I wake up with a twofold mission in mind. Haggis and whisky. Look, I love haggis. It’s Scottish, but there’s something desperately Eastern European about it, something sultry, sickly and taboo. All I want to do is have a delicious haggis and follow it up with coffee and whisky for breakfast. Is that so wrong? Apparently. The server at the Arcade Haggis and Whisky House in the old town tells me she can’t serve me alcohol before 12.30 p.m. I look at her with shock. What part of ‘Scotland’ does she not understand? I’m about to bring up Irvine Welsh’s Wiki page to show her what I mean, when she returns: ‘I’m sorry. Whisky for breakfast is a lovely idea, I just can’t serve it to you.’ We look into each other’s eyes, centuries of Russo-Scottish understanding between us. The haggis, blood pudding and beans are terrific, even without alcohol. I should have brought my own flask.
Later, I meet up with some writers, editors and agents at Fishers in the City, where I eat some spectacular Orkney scallops and drink the better part of a bottle of Sancerre. Now I’m ready for my first reading, which takes place in one of the sweetest bookshops I’ve ever seen, the Golden Hare. Barry Cohen, the hedge fund bro who is the hero of my new novel, Lake Success, has a strange hobby. He’s a watch collector. And full disclosure: so am I. Look, I’m middle-aged, life is almost over and there’s not much to hope for. So I collect watches. Want to do something about it? Anyway, an Edinburgh collector shows up at the signing and we geek out about his mid-1960s Zenith and my Rollie GMT 1675. Now it’s time to drink a lot of whisky, which I do and have a lobster at the Kilted Lobster with my editor.
I do a 10 a.m. reading from Lake Success, possibly the earliest I’ve ever read. Also, possibly the earliest I’ve ever got up in the morning (I’m a writer). The audience is lovely and people seem to get my stupid jokes. No watches at the signing, though. I spend the day chugging whisky, eating various interpretations of scallops and sea bass, and just seeing where my feet will take me. For some reason, I end up at the docks in front of the royal yacht Britannia. My evening reading at the festival goes very well. Seventy-eight per cent of jokes are well-received, including the one about the haggis.
London! Since Brexit, this town feels a little different, not as intimidating as before, no longer the capital of the universe. At breakfast at my nice hotel, a Russian is screaming to his business partner back home: ‘Well, they got this fucking democracy here. It’s hard to do business.’ I tweet that dialogue out and am told to watch my tea and sushi consumption. Tonight’s reading is at the London Review Bookshop with the writer Adam Thirlwell, who happens to be my OBF, or oldest British friend. At the book signing, a watch geek brings me a watch strap to sign. Also, a young man tells me I’ve won a prize. It’s a series of yellow envelopes stuffed with information, including something called ‘Gary Shteyngart’s early retirement worksheet’. A quick scan of the materials includes a dense meditation on my tweets, Jews, cricket, the number 666 and Ben Stiller.
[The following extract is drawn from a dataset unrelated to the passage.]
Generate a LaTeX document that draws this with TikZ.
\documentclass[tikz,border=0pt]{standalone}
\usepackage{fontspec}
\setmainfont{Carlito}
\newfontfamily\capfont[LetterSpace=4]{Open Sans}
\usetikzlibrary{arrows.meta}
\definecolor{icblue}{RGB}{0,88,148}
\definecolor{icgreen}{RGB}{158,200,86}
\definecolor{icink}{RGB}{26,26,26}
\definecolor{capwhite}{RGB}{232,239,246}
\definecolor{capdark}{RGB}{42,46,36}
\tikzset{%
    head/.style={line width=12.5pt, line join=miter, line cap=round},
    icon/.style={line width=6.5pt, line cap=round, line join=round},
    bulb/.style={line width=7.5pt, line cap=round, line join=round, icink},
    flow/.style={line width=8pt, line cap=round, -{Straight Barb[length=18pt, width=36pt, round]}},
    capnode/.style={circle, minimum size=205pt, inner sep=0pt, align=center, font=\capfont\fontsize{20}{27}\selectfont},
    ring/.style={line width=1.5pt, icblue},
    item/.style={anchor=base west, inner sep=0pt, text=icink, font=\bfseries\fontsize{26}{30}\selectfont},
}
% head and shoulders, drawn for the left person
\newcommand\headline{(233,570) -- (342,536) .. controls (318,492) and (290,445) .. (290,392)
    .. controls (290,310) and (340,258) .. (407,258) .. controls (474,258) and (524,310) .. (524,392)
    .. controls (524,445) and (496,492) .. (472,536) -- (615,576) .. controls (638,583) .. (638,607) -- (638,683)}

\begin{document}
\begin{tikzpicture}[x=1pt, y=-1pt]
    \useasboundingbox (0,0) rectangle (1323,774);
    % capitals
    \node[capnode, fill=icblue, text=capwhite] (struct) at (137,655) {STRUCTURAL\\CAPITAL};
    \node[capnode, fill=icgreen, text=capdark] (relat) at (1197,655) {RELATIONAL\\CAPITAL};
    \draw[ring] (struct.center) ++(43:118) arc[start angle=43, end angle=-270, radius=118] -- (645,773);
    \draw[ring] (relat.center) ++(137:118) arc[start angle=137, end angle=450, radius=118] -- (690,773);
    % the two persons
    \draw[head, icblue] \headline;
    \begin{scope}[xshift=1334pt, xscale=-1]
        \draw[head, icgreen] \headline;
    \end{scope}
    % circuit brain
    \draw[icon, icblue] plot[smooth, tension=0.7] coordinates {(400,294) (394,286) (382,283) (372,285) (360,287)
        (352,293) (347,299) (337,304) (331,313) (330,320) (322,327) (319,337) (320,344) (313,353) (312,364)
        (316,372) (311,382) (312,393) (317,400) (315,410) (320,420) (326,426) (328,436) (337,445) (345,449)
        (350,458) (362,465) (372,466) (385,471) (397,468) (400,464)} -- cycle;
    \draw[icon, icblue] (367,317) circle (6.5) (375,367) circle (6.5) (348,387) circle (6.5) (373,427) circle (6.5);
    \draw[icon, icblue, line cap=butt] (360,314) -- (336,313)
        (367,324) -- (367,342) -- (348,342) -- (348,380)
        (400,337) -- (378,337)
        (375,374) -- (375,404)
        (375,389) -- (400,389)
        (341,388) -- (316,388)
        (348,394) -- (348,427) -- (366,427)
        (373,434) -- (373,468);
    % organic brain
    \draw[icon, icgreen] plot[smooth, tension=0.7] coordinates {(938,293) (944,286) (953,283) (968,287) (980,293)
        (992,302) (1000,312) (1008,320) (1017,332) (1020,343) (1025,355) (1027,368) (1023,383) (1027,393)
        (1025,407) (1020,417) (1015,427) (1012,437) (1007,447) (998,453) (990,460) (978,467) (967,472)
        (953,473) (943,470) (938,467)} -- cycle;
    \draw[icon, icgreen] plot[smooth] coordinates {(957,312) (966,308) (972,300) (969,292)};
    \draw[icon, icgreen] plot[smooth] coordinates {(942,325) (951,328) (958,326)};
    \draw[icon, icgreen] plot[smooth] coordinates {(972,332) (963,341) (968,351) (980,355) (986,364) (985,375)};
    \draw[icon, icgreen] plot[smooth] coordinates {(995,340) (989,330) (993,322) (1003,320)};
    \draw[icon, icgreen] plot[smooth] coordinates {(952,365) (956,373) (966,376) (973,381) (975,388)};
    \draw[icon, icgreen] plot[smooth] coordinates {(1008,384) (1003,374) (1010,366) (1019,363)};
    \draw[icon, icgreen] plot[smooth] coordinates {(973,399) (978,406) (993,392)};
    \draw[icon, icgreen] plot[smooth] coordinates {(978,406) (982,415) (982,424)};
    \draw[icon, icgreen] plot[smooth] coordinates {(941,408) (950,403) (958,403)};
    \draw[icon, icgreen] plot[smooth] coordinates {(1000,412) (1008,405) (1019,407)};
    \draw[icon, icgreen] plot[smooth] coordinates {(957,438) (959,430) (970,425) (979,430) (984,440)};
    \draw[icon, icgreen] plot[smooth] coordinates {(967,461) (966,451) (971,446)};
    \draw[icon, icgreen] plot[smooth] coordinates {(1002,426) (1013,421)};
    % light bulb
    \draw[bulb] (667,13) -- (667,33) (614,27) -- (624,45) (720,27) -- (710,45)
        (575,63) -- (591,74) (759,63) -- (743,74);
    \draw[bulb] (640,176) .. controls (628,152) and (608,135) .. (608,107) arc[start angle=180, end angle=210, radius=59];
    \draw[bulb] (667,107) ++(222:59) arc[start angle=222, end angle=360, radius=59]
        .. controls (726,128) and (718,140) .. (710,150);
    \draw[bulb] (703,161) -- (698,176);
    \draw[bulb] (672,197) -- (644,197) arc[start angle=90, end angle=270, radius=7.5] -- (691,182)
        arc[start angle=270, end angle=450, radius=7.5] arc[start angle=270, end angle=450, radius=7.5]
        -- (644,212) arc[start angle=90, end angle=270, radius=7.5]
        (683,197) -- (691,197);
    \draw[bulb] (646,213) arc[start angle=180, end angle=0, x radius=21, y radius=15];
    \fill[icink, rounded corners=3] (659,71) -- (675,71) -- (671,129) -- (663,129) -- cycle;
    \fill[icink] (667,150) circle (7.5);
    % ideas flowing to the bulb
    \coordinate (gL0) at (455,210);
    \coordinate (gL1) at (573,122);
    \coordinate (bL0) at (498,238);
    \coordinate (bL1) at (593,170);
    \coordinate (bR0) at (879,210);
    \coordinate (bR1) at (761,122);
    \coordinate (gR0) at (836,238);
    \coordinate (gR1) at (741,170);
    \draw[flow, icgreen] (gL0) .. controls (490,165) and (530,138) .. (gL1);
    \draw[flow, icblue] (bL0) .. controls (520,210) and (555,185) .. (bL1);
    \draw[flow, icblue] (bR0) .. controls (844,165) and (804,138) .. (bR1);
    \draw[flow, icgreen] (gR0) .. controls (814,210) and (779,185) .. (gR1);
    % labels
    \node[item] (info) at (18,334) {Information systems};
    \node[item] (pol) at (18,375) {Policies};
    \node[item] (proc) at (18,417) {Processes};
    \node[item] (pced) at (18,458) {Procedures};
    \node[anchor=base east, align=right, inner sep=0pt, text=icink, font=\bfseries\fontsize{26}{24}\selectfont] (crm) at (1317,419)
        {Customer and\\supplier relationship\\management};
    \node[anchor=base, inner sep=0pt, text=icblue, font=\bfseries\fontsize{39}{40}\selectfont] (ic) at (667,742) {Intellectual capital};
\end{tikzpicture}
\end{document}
He bought two books over the course of two readings (the next day he showed up in some kind of cricket
get-up), so this bloke is OK with me.
I love walking around London because I don’t get to my native Russia much, and it’s fun to hear Russian as the primary language on the streets. This is my last day here, and it’s a suitably grey one. The reading is at King’s Hall or some such place and the audience is lively and terrific. London’s watch cognoscenti are out in force tonight and pretty soon I’m ass-deep in Omegas, Rollies and some truly funky old Seikos. I get back to my hotel and have a dream of turning into an Orkney scallop. I wake up feeling at peace for the first time in my life.
Well, time to head back for the American portion of my tour. Economists and social scientists agree that the UK has a super-interesting future ahead of it, and I’m glad to have seen it in its moment of transition. I will miss it terribly and I hope to return soon — if they let me.